Non è infatti possibile intravedere, oltre le buone intenzioni e la retorica sui “due stati”, le basi sulle quali sarebbe possibile riavviare quei negoziati di pace che si sono arrestati ormai da quasi vent’anni, e in alternativa al percorso tracciato ad Oslo e ormai naufragato. Sicuramente, il 33° governo di coalizione israeliano – da più parti definito il “governo dei coloni” – non avrà alcun interesse a rinnovare un impegno israeliano nei confronti di negoziati di pace definitivi, ma semmai a proporre un impegno limitato a soluzioni ad interim, come quelle più volte annunciate da Lieberman e Naftali Bennet (a capo del partito nazional-religioso Ha-Bayit ha-yehoudi). “Soluzioni” che, di fatto, comporterebbero l’annessione di tutti i maggiori insediamenti ad Israele.

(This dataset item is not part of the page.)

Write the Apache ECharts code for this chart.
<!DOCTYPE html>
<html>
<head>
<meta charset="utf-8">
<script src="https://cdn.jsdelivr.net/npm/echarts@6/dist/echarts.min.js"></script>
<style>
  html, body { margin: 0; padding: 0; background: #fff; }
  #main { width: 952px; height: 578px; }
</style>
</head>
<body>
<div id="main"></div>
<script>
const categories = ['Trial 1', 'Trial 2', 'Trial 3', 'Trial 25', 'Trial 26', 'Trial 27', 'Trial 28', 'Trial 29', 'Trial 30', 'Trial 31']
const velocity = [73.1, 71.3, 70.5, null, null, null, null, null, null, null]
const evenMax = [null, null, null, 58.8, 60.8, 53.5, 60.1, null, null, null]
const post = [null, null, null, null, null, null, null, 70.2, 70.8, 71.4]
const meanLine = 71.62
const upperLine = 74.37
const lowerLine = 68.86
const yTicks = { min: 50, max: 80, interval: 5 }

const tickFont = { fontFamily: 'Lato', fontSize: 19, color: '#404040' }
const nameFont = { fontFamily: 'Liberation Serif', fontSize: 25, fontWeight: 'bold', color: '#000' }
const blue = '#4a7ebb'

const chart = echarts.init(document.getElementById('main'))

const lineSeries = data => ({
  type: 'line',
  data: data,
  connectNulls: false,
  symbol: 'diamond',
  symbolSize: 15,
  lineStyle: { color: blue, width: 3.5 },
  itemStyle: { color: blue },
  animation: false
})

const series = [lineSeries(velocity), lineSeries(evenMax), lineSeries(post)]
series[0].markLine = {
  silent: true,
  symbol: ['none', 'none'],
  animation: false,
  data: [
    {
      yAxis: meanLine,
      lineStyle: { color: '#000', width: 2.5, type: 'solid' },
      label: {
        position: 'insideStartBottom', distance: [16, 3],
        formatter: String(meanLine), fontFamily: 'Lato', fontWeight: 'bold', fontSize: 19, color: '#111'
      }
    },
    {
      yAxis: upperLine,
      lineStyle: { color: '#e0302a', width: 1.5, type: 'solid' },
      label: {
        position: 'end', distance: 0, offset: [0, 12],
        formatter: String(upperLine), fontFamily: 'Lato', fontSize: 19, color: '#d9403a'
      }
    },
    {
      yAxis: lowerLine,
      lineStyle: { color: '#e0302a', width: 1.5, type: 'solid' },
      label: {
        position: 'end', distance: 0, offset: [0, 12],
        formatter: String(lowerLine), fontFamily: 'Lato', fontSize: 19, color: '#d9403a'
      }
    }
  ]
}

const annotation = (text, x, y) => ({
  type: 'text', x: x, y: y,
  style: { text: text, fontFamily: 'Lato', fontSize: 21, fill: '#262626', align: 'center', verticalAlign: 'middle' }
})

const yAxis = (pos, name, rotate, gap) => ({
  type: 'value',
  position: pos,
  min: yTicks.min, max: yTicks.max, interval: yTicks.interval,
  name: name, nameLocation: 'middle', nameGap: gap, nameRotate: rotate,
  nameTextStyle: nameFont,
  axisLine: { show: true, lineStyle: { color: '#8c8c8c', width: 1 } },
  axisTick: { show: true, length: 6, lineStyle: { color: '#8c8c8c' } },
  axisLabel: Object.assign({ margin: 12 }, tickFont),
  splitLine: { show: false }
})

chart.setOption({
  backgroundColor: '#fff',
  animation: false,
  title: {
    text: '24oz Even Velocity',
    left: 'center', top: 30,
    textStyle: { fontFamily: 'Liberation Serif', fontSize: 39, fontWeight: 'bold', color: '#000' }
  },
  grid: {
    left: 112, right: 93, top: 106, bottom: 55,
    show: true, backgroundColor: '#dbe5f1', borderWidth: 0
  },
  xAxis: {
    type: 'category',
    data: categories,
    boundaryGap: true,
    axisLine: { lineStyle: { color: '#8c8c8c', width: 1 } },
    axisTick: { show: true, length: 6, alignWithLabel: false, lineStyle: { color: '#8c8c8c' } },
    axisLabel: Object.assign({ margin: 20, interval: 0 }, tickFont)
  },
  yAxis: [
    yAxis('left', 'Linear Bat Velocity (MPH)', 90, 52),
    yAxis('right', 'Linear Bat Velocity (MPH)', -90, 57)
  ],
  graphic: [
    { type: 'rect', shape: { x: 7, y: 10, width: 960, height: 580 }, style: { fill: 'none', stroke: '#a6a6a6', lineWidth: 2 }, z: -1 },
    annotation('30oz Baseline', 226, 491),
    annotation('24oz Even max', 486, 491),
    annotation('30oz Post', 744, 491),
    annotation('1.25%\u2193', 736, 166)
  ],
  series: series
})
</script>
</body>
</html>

Questa impostazione è del resto in linea con la “politica di pace” del nuovo protagonista politico Yair Lapid, che più che una dirompente novità politica incarna l’ennesimo tentativo di dare vita ad un’iniziativa centrista in Israele, in continuità con una serie di tentativi che si sono succeduti dagli anni ’70 – ultimo dei quali è il Kadima di Ariel Sharon, che ancora nel 2009 contava 27 seggi (oggi ridotti a due). Il centro politico rappresenta la ricorrente aspirazione degli Israeliani di avere un “paese normale”: un’aspirazione continuamente contraddetta dal regime di occupazione permanente dei territori palestinesi in Cisgiordania e dalla conflittualità ed instabilità che tale occupazione perpetua e alimenta su tutti i confini, ivi compresi – dopo le rivolte arabe – quelli della Siria e dell’Egitto che Israele pensava “pacificati” per sempre.

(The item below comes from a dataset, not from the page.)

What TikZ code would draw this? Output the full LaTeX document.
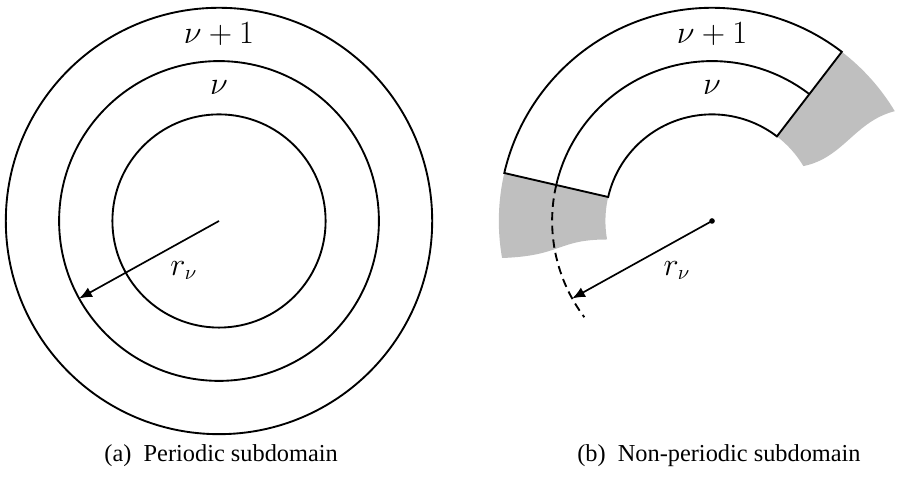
\documentclass[tikz,border=0pt]{standalone}
\usepackage{fontspec}
\setmainfont{Liberation Serif}
\usetikzlibrary{arrows.meta}

\begin{document}
\begin{tikzpicture}[
    anel/.style={line width=1pt},
    seta/.style={-{Latex[length=2.4mm, width=2mm]}, line width=0.9pt},
    sombra/.style={fill=gray!50, draw=none},
    tracejado/.style={line width=1pt, dash pattern=on 4.5pt off 2.8pt},
    rotulo/.style={font=\fontsize{16}{18}\selectfont},
    legenda/.style={font=\fontsize{13}{15}\selectfont}]
  \useasboundingbox (-4.109,-4.84) rectangle (12.758,4.146);
  % (a) subdominio periodico
  \coordinate (ca) at (0,0);
  \draw[anel] (ca) circle (2);
  \draw[anel] (ca) circle (3);
  \draw[anel] (ca) circle (4);
  \coordinate (pa) at (209:3);
  \draw[seta] (ca) -- (pa);
  \node[rotulo] (nua) at (0,2.5) {$\nu$};
  \node[rotulo] (numa) at (0,3.5) {$\nu+1$};
  \node[rotulo] (ra) at (-0.66,-0.93) {$r_\nu$};
  \node[legenda] (capa) at (0.04,-4.41) {(a)\ \ Periodic subdomain};
  % (b) subdominio nao periodico
  \coordinate (cb) at (9.25,0);
  \begin{scope}[shift={(cb)}]
    \fill[sombra] (167:4) arc[start angle=167, end angle=190, radius=4]
      .. controls +(1.13,0.04) and +(-0.94,0) .. (190:2)
      arc[start angle=190, end angle=167, radius=2] -- cycle;
    \fill[sombra] (52.5:4) arc[start angle=52.5, end angle=31, radius=4]
      .. controls +(-0.75,-0.19) and +(0.75,0.15) .. (31:2)
      arc[start angle=31, end angle=52.5, radius=2] -- cycle;
    \draw[anel] (52.5:4) arc[start angle=52.5, end angle=167, radius=4]
      -- (167:2) arc[start angle=167, end angle=52.5, radius=2] -- cycle;
    \draw[anel] (52.5:3) arc[start angle=52.5, end angle=167, radius=3];
    \draw[tracejado] (167:3) arc[start angle=167, end angle=217, radius=3];
    \coordinate (pb) at (209:3);
  \end{scope}
  \fill (cb) circle (1.5pt);
  \draw[seta] (cb) -- (pb);
  \node[rotulo] (nub) at (9.25,2.5) {$\nu$};
  \node[rotulo] (numb) at (9.25,3.5) {$\nu+1$};
  \node[rotulo] (rb) at (8.59,-0.93) {$r_\nu$};
  \node[legenda] (capb) at (9.38,-4.41) {(b)\ \ Non-periodic subdomain};
\end{tikzpicture}
\end{document}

Su questo sfondo, il messaggio dell’amministrazione Obama è che non esiste più una vera alternativa a negoziati diretti tra le parti: né gli Stati Uniti né l’Unione Europea sono realmente intenzionati a farsi protagonisti attivi del processo di pace. Protagonisti saranno Israele, il mondo arabo, e forse, la Turchia, mentre cresce naturalmente il peso degli Emirati Arabi e dei paesi del Golfo, dal momento che possiedono i mezzi per sostenere nel lungo periodo la traballante economia dell’ANP. Washington vede soprattutto di buon occhio un maggiore coinvolgimento turco, che rafforzerebbe la componente sunnita moderata, quasi certamente a netto vantaggio di Israele. Sempre che quest’ultimo si decida, almeno sul fronte turco, a compiere alcune delle “scelte difficili” auspicate da Obama – come la compensazione delle famiglie degli attivisti turchi uccisi nell’incidente della Mavi Marmara nel 2010, dopo il primo gesto politico compiuto con le scuse ufficiali di Netanyahu.